━━ GIVEN DATA

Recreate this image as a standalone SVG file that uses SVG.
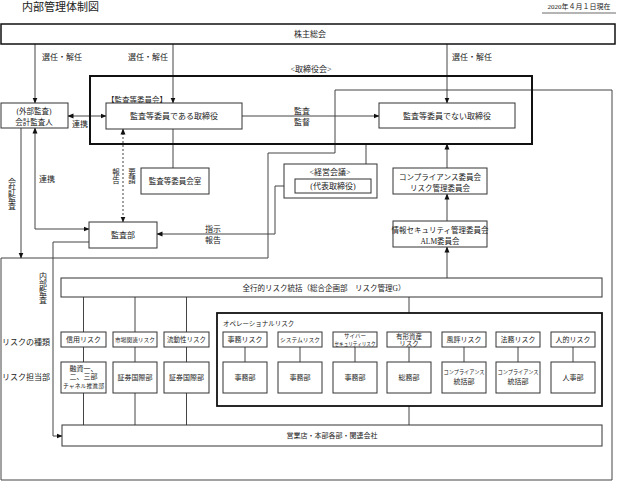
<svg xmlns="http://www.w3.org/2000/svg" width="621" height="484" viewBox="0 0 621 484">
<style>
text{font-family:"Liberation Serif","Noto Sans CJK JP",serif;fill:#222;font-size:8px}
.c{text-anchor:middle;dominant-baseline:central}
.l{dominant-baseline:central}
.box{fill:#fff;stroke:#333;stroke-width:1}
.thick{fill:none;stroke:#111;stroke-width:2}
.ln{fill:none;stroke:#444;stroke-width:1}
.dash{stroke-dasharray:2,2}
.sm{font-size:6.5px}
.xs{font-size:5.5px}
</style>
<defs>
<marker id="a" markerWidth="6" markerHeight="6" refX="5.5" refY="3" orient="auto-start-reverse" markerUnits="userSpaceOnUse"><path d="M0,0.5 L6,3 L0,5.5 z" fill="#111"/></marker>
</defs>
<text x="22" y="7" style="font-size:11px" class="l">内部管理体制図</text>
<text x="579" y="7" class="c" style="font-size:7px">2020年４月１日現在</text>
<line x1="542" y1="13" x2="616" y2="13" stroke="#444" stroke-width="0.8"/>

<g id="connectors">
<path class="ln" d="M1,258 H268 V153 H335 V90 H612 V480 H1 Z" stroke="#666"/>
<path class="ln" d="M35,44 V103" marker-end="url(#a)"/>
<path class="ln" d="M173,44 V103" marker-end="url(#a)"/>
<path class="ln" d="M447,44 V103" marker-end="url(#a)"/>
<path class="ln" d="M68,116 H106" marker-start="url(#a)" marker-end="url(#a)"/>
<path class="ln" d="M242,116 H379" marker-end="url(#a)"/>
<path class="ln" d="M21,128 V258" marker-end="url(#a)"/>
<path class="ln" d="M35,128 V229 H89" marker-start="url(#a)" marker-end="url(#a)"/>
<path class="ln dash" d="M123,129 V222" marker-start="url(#a)" marker-end="url(#a)"/>
<path class="ln" d="M173,129 V168"/>
<path class="ln" d="M157,234 H275 V186 H295" marker-start="url(#a)" marker-end="url(#a)"/>
<path class="ln" d="M366,144 V164"/>
<path class="ln" d="M447,168 V144" marker-end="url(#a)"/>
<path class="ln" d="M447,221 V194" marker-end="url(#a)"/>
<path class="ln" d="M447,278 V247" marker-end="url(#a)"/>
<path class="ln" d="M83.5,297 V332 M135,297 V332 M186.5,297 V332 M409,297 V313"/>
<path class="ln" d="M83.5,347 V362 M135,347 V362 M186.5,347 V362 M245,347 V362 M300,347 V362 M355,347 V362 M409,347 V362 M464,347 V362 M518,347 V362 M573,347 V362"/>
<path class="ln" d="M83.5,393 V425 M135,393 V425 M186.5,393 V425 M409,406 V425"/>
<path class="ln" d="M89,242 H53 V436 H62" marker-end="url(#a)"/>
</g>

<g id="shareholders"><rect x="1" y="24" width="614" height="20" fill="#fff" stroke="#111" stroke-width="1.5"/><text x="310" y="34" class="c">株主総会</text></g>
<text x="62" y="57" class="c">選任・解任</text>
<text x="148" y="57" class="c">選任・解任</text>
<text x="472" y="57" class="c">選任・解任</text>

<g id="board"><text x="311" y="69" class="c">&lt;取締役会&gt;</text><rect x="90" y="76" width="442" height="68" class="thick"/></g>
<text x="107" y="100" class="l" style="font-size:7.5px">【監査等委員会】</text>
<g id="audit-directors"><rect x="106" y="103" width="136" height="26" class="box"/><text x="174" y="116" class="c">監査等委員である取締役</text></g>
<g id="other-directors"><rect x="379" y="103" width="136" height="25" class="box"/><text x="447" y="116" class="c">監査等委員でない取締役</text></g>
<text x="302" y="111" class="c">監査</text><text x="302" y="122" class="c">監督</text>

<g id="external-auditor"><rect x="1" y="103" width="67" height="25" class="box"/><text x="34" y="111" class="c" style="font-size:7.5px">(外部監査)</text><text x="34" y="122" class="c" style="font-size:7.5px">会計監査人</text></g>
<text x="80" y="124" class="c">連携</text>
<text x="12" y="182" class="c">会</text><text x="12" y="190" class="c">計</text><text x="12" y="198" class="c">監</text><text x="12" y="206" class="c">査</text>
<text x="47" y="179" class="c">連携</text>
<text x="116" y="172" class="c" style="font-size:7.5px">報</text><text x="116" y="180" class="c" style="font-size:7.5px">告</text>
<text x="132" y="172" class="c" style="font-size:7.5px">要</text><text x="132" y="180" class="c" style="font-size:7.5px">請</text>

<g id="audit-committee-office"><rect x="141" y="168" width="68" height="26" class="box"/><text x="175" y="181" class="c" style="font-size:7.5px">監査等委員会室</text></g>
<g id="audit-dept"><rect x="89" y="222" width="68" height="26" class="box"/><text x="123" y="235" class="c">監査部</text></g>
<text x="213" y="229" class="c">指示</text><text x="213" y="240" class="c">報告</text>

<g id="management-meeting"><rect x="284" y="164" width="93" height="34" class="box"/><text x="330" y="172" class="c">&lt;経営会議&gt;</text><rect x="295" y="179" width="76" height="14" class="box"/><text x="333" y="186" class="c">(代表取締役)</text></g>
<g id="compliance-committee"><rect x="393" y="168" width="94" height="26" class="box"/><text x="440" y="177" class="c" style="font-size:7.5px">コンプライアンス委員会</text><text x="440" y="188" class="c" style="font-size:7.5px">リスク管理委員会</text></g>
<g id="infosec-committee"><rect x="393" y="221" width="94" height="26" class="box"/><text x="440" y="230" class="c" style="font-size:7.5px">情報セキュリティ管理委員会</text><text x="440" y="241" class="c" style="font-size:7.5px">ALM委員会</text></g>

<text x="43" y="276" class="c">内</text><text x="43" y="284" class="c">部</text><text x="43" y="292" class="c">監</text><text x="43" y="300" class="c">査</text>
<g id="risk-control"><rect x="61" y="278" width="541" height="19" class="box"/><text x="324" y="288" class="c" style="font-size:7.5px">全行的リスク統括（総合企画部　リスク管理G）</text></g>

<text x="2" y="342" class="l">リスクの種類</text>
<text x="2" y="377" class="l">リスク担当部</text>

<g id="credit"><rect x="61" y="332" width="45" height="15" class="box"/><text x="83.5" y="339.5" class="c" style="font-size:7px">信用リスク</text></g>
<g id="market"><rect x="113" y="332" width="44" height="15" class="box"/><text x="135" y="339.5" class="c xs" textLength="40" lengthAdjust="spacingAndGlyphs">市場関連リスク</text></g>
<g id="liquidity"><rect x="164" y="332" width="45" height="15" class="box"/><text x="186.5" y="339.5" class="c sm">流動性リスク</text></g>
<g id="credit-dept"><rect x="61" y="362" width="45" height="31" class="box"/><text x="83.5" y="369" class="c" style="font-size:7px">融資一、</text><text x="83.5" y="377" class="c" style="font-size:7px">二、三部</text><text x="83.5" y="386" class="c xs" textLength="41" lengthAdjust="spacingAndGlyphs">チャネル推進部</text></g>
<g id="market-dept"><rect x="113" y="362" width="44" height="31" class="box"/><text x="135" y="377.5" class="c" style="font-size:7px">証券国際部</text></g>
<g id="liquidity-dept"><rect x="164" y="362" width="45" height="31" class="box"/><text x="186.5" y="377.5" class="c" style="font-size:7px">証券国際部</text></g>

<g id="operational"><rect x="217" y="313" width="385" height="93" fill="none" stroke="#111" stroke-width="1.8"/><text x="223" y="323" class="l sm">オペレーショナルリスク</text></g>
<g id="op1"><rect x="223" y="332" width="44" height="15" class="box"/><text x="245" y="339.5" class="c" style="font-size:7px">事務リスク</text></g>
<g id="op2"><rect x="278" y="332" width="44" height="15" class="box"/><text x="300" y="339.5" class="c xs" textLength="40" lengthAdjust="spacingAndGlyphs">システムリスク</text></g>
<g id="op3"><rect x="333" y="332" width="44" height="15" class="box"/><text x="355" y="336" class="c xs">サイバー</text><text x="355" y="343.5" class="c xs" textLength="41" lengthAdjust="spacingAndGlyphs">セキュリティリスク</text></g>
<g id="op4"><rect x="387" y="332" width="44" height="15" class="box"/><text x="409" y="336" class="c" style="font-size:6.5px">有形資産</text><text x="409" y="343.5" class="c" style="font-size:6.5px">リスク</text></g>
<g id="op5"><rect x="442" y="332" width="44" height="15" class="box"/><text x="464" y="339.5" class="c" style="font-size:7px">風評リスク</text></g>
<g id="op6"><rect x="496" y="332" width="44" height="15" class="box"/><text x="518" y="339.5" class="c" style="font-size:7px">法務リスク</text></g>
<g id="op7"><rect x="551" y="332" width="44" height="15" class="box"/><text x="573" y="339.5" class="c" style="font-size:7px">人的リスク</text></g>
<g id="opd1"><rect x="223" y="362" width="44" height="31" class="box"/><text x="245" y="377.5" class="c" style="font-size:7px">事務部</text></g>
<g id="opd2"><rect x="278" y="362" width="44" height="31" class="box"/><text x="300" y="377.5" class="c" style="font-size:7px">事務部</text></g>
<g id="opd3"><rect x="333" y="362" width="44" height="31" class="box"/><text x="355" y="377.5" class="c" style="font-size:7px">事務部</text></g>
<g id="opd4"><rect x="387" y="362" width="44" height="31" class="box"/><text x="409" y="377.5" class="c" style="font-size:7px">総務部</text></g>
<g id="opd5"><rect x="442" y="362" width="44" height="31" class="box"/><text x="464" y="372" class="c xs" textLength="41" lengthAdjust="spacingAndGlyphs">コンプライアンス</text><text x="464" y="382" class="c" style="font-size:7px">統括部</text></g>
<g id="opd6"><rect x="496" y="362" width="44" height="31" class="box"/><text x="518" y="372" class="c xs" textLength="41" lengthAdjust="spacingAndGlyphs">コンプライアンス</text><text x="518" y="382" class="c" style="font-size:7px">統括部</text></g>
<g id="opd7"><rect x="551" y="362" width="44" height="31" class="box"/><text x="573" y="377.5" class="c" style="font-size:7px">人事部</text></g>

<g id="branches"><rect x="62" y="425" width="540" height="21" class="box"/><text x="332" y="435.5" class="c" style="font-size:7px">営業店・本部各部・関連会社</text></g>
</svg>
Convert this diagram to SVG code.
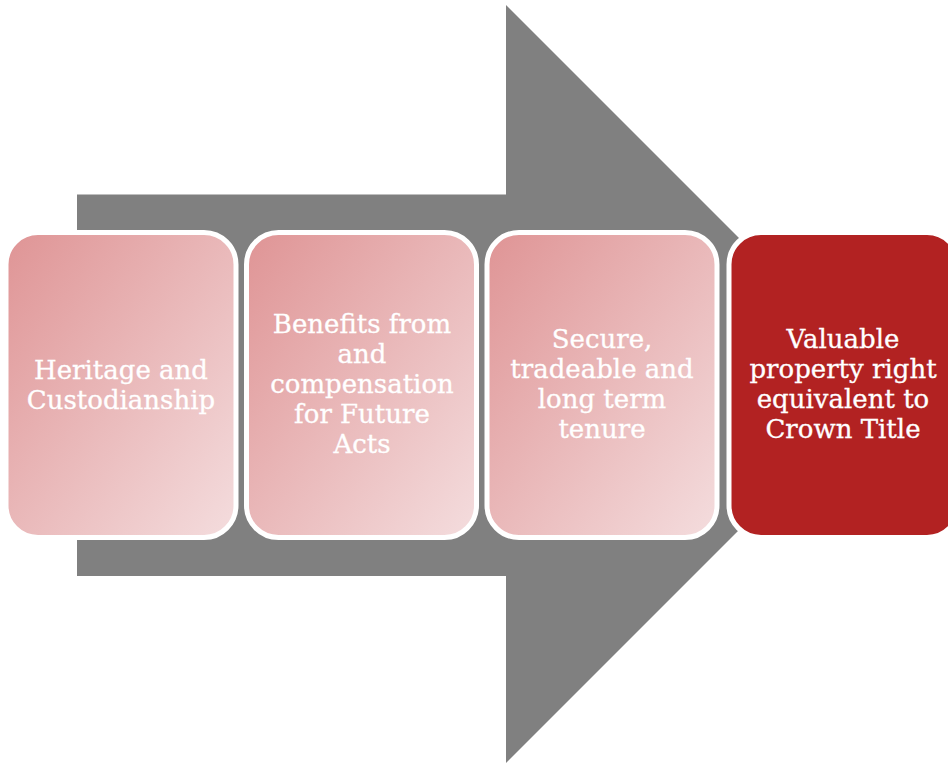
<svg xmlns="http://www.w3.org/2000/svg" width="948" height="764" viewBox="0 0 948 764">
<defs>
<linearGradient id="pink" x1="0" y1="0" x2="1" y2="1">
<stop offset="0" stop-color="#DF9495"/>
<stop offset="1" stop-color="#F4DDDE"/>
</linearGradient>
<style>
.box{stroke:#FFFFFF;stroke-width:5}
.pink{fill:url(#pink)}
.red{fill:#B22222}
.lbl{font-family:"DejaVu Serif","Liberation Serif",serif;font-size:26px;fill:#FFFFFF;text-anchor:middle;stroke:#FFFFFF;stroke-width:0.3}
</style>
</defs>
<g id="arrow">
<polygon points="77,194.5 506,194.5 506,5 885,384 506,763 506,576 77,576" fill="#808080"/>
</g>
<g id="node1">
<rect class="box pink" x="6" y="232.5" width="230" height="305" rx="32"/>
<text class="lbl" x="121" y="379">Heritage and</text>
<text class="lbl" x="121" y="408.5">Custodianship</text>
</g>
<g id="node2">
<rect class="box pink" x="246.5" y="232.5" width="230" height="305" rx="32"/>
<text class="lbl" x="362" y="333">Benefits from</text>
<text class="lbl" x="362" y="363">and</text>
<text class="lbl" x="362" y="393">compensation</text>
<text class="lbl" x="362" y="423">for Future</text>
<text class="lbl" x="362" y="453">Acts</text>
</g>
<g id="node3">
<rect class="box pink" x="487" y="232.5" width="230" height="305" rx="32"/>
<text class="lbl" x="602" y="348">Secure,</text>
<text class="lbl" x="602" y="378">tradeable and</text>
<text class="lbl" x="602" y="408">long term</text>
<text class="lbl" x="602" y="438">tenure</text>
</g>
<g id="node4">
<rect class="box red" x="729" y="232.5" width="230" height="305" rx="32"/>
<text class="lbl" x="843" y="348">Valuable</text>
<text class="lbl" x="843" y="378">property right</text>
<text class="lbl" x="843" y="408">equivalent to</text>
<text class="lbl" x="843" y="438">Crown Title</text>
</g>
</svg>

━━━━

# EXERCISE OBJECTIVE
Spot every line that holds "this" and copy it.

# TASK RESPONSE
Recreate this image as a standalone SVG file that uses SVG.
Convert this diagram to SVG code.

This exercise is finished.